En cambio otros pecados capitales, como la soberbia, la envidia y la avaricia, no son pecados del cuerpo, sino del espíritu. Como el espíritu no muere, ellos tampoco mueren nunca. Acompañan al hombre hasta el final. Don Miguel de Unamuno, aquel severo búho, censuró alguna vez con acritud de puritano los excesos de alcohol y de mujer en que incurría Rubén Darío. Ramón del Valle Inclán, que había pecado mucho y que por tanto sabía comprender, le dijo:
-Mira Miguel: los pecados de Rubén son de su cuerpo, y morirán con él. Tú eres soberbio, y la soberbia es mal del alma, eterna. Tu pecado irá contigo hasta la eternidad.
A esa misma ralea de pecados del espíritu pertenece la envidia. De este pecado daba el Padre Ripalda una concisa y precisa definición. “Envidia es tristeza del bien ajeno”.
A los niños de ayer -de antier- se nos enseñaban lecciones de moral con el método de ejemplificación. Mujeres catequistas con rostros virginales -y lo demás también, seguramente- usaban relatos que se llamaban “ejemplos”, por medio de los cuales presentaban el vicio y la virtud y mostraban el premio que ésta recibía y las penas que caían sobre los malos.
-Les voy a contar un ejemplo.
Ese anuncio bastaba para que los catecúmenos dejáramos de picarle la espalda u otra parte más al sur al compañero que teníamos delante, y pusiéramos atención.

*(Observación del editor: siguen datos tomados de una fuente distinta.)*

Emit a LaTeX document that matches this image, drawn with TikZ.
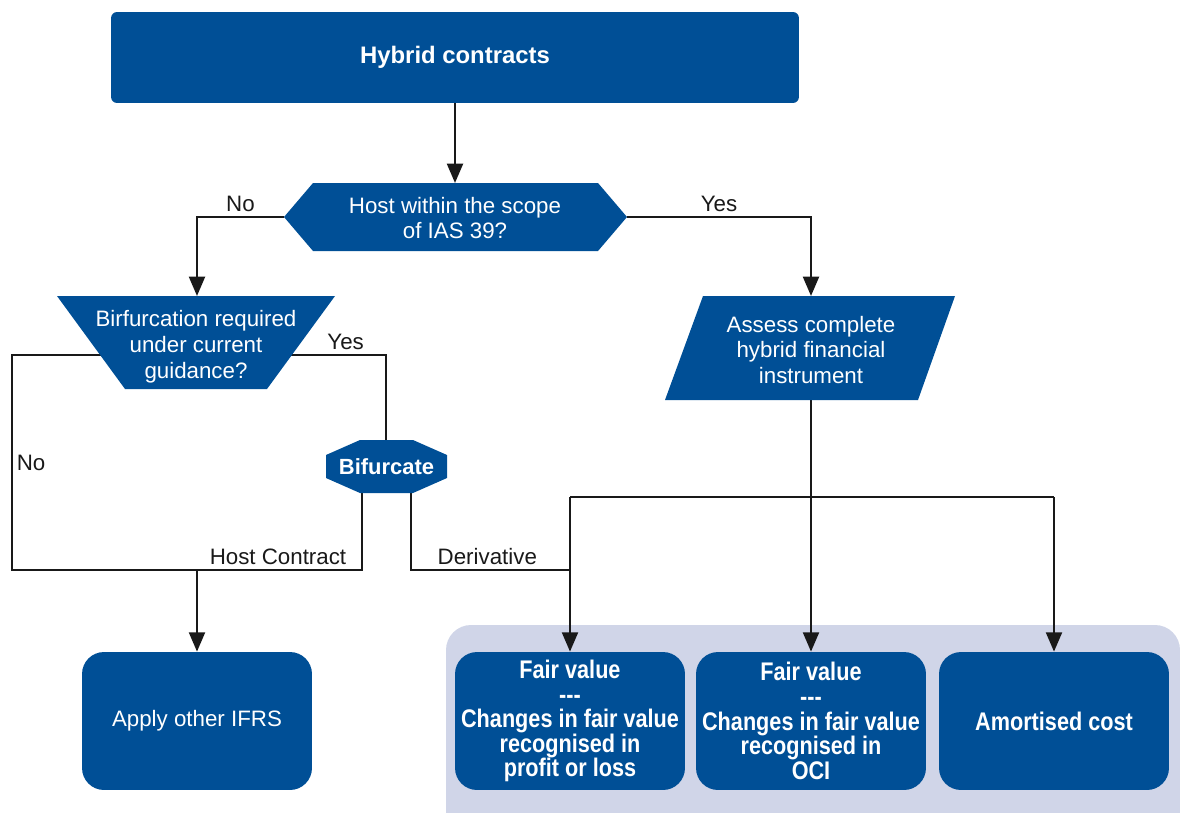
\documentclass[tikz,border=0pt]{standalone}
\usepackage{fontspec}
\setmainfont{Liberation Sans}
\newfontfamily\condfont{Liberation Sans}[FakeStretch=0.85]
\usetikzlibrary{arrows.meta}
\definecolor{kblue}{RGB}{0,79,150}
\definecolor{kpanel}{RGB}{208,213,232}
\colorlet{kline}{black!90}

\begin{document}
\begin{tikzpicture}[x=0.02cm,y=-0.02cm,
    every node/.style={font=\fontsize{12.7}{14.7}\selectfont},
    line/.style={draw=kline,line width=1.5pt},
    arr/.style={line,-{Triangle[length=11pt,width=9pt]}},
    lbl/.style={text=kline,inner sep=2pt},
    intext/.style={text=white,align=center,inner sep=0pt},
    endbox/.style={fill=kblue,rounded corners=0.44cm,minimum width=4.6cm,
        minimum height=2.76cm,text=white,align=center,inner sep=0pt},
    resbox/.style={endbox,font=\condfont\bfseries\fontsize{14.5}{14}\selectfont}]
    \useasboundingbox (0,0) rectangle (1180,812);
    % panel behind the three results
    \fill[kpanel,rounded corners=0.5cm] (446,625) rectangle (1180,850);

    % points on the drawn shapes
    \coordinate (hostT) at (455,183);
    \coordinate (hostL) at (284,217);
    \coordinate (hostR) at (627,217);
    \coordinate (bifqT) at (197,296);
    \coordinate (bifqL) at (110,355);
    \coordinate (bifqR) at (285,355);
    \coordinate (bifT) at (386,440);
    \coordinate (bifBL) at (362,493);
    \coordinate (bifBR) at (411,493);
    \coordinate (assT) at (811,296);
    \coordinate (assB) at (811,400);
    \coordinate (noC) at (12,570);
    \coordinate (hcJ) at (197,570);
    \coordinate (drJ) at (570,570);
    \coordinate (fvJ) at (570,497);
    \coordinate (acJ) at (1054,497);

    \node[fill=kblue,rounded corners=0.12cm,minimum width=13.76cm,minimum height=1.82cm,
        text=white,font=\bfseries\fontsize{13.6}{15}\selectfont] (hybrid) at (455,57.5) {Hybrid contracts};
    \node[endbox] (ifrs) at (197,721) {Apply other IFRS};
    \node[resbox] (fvpl) at (570,721) {Fair value\\---\\Changes in fair value\\recognised in\\profit or loss};
    \node[resbox] (fvoci) at (811,721) {Fair value\\---\\Changes in fair value\\recognised in\\OCI};
    \node[resbox] (amort) at (1054,721) {Amortised cost};

    % connectors
    \draw[arr] (hybrid) -- (hostT);
    \draw[arr] (hostL) -| node[lbl,pos=0.25,above]{No} (bifqT);
    \draw[arr] (hostR) -| node[lbl,pos=0.25,above]{Yes} (assT);
    \draw[line] (bifqL) -| node[lbl,pos=0.75,right]{No} (noC)
        -| node[lbl,pos=0.38,above]{Host Contract} (bifBL);
    \draw[line] (bifqR) -| node[lbl,pos=0.3,above]{Yes} (bifT);
    \draw[line] (bifBR) |- node[lbl,pos=0.74,above]{Derivative} (drJ);
    \draw[arr] (hcJ) -- (ifrs);
    \draw[arr] (assB) -- (fvoci);
    \draw[arr] (fvJ) -- (fvpl);
    \draw[line] (fvJ) -- (acJ);
    \draw[arr] (acJ) -- (amort);

    % decision shapes
    \fill[kblue] (hostL) -- (313,183) -- (598,183) -- (hostR) -- (598,251) -- (313,251) -- cycle;
    \node[intext] (host) at (455,218) {Host within the scope\\of IAS 39?};
    \fill[kblue] (57,296) -- (335,296) -- (267,389) -- (125,389) -- cycle;
    \node[intext] (bifq) at (196,346.5) {Birfurcation required\\under current\\guidance?};
    \fill[kblue] (360,440) -- (413,440) -- (447,455) -- (447,478) -- (413,493)
        -- (360,493) -- (326,478) -- (326,455) -- cycle;
    \node[intext,font=\bfseries\fontsize{12.5}{15}\selectfont] (bif) at (386.5,467) {Bifurcate};
    \fill[kblue] (703,296) -- (955,296) -- (918,400) -- (665,400) -- cycle;
    \node[intext] (assess) at (811,350) {Assess complete\\hybrid financial\\instrument};
\end{tikzpicture}
\end{document}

-Había un avaro que tenía un sótano en su casa. Nada más él podía entrar a ese sótano por una puerta secreta que nadie conocía. Ahí guardaba su dinero, en altos montones de monedas que contaba cada noche, a solas. Un día no se le vio ya más. Fueron sus familiares a buscarlo y no lo hallaron. En vano la policía lo buscó. Al final lo dieron por desaparecido: decía la gente que se lo había llevado el diablo como castigo a su avaricia. Pasaron muchos años. Un día la casa fue derribada para hacer otra. Entonces alguien encontró la puerta secreta. La abrieron. Ahí estaba el esqueleto del avaro. ¿Qué sucedió? Una noche con el aire se le cerró la puerta, y él no la pudo abrir. Murió de hambre y de sed, y fue devorado, aún con vida, por las ratas. Niños: no caigáis nunca ustedes en el feo pecado de la avaricia.
Así nos decían: “No caigáis nunca ustedes”. Nosotros temblábamos de miedo, y al regresar a casa rompíamos la alcancía de cochinito y nos gastábamos en dulces lo que teníamos ahorrado, no fuera que nos hiciéramos avaros.
Si los pecados se clasificaran por nacionalidad, la avaricia no sería mexicana.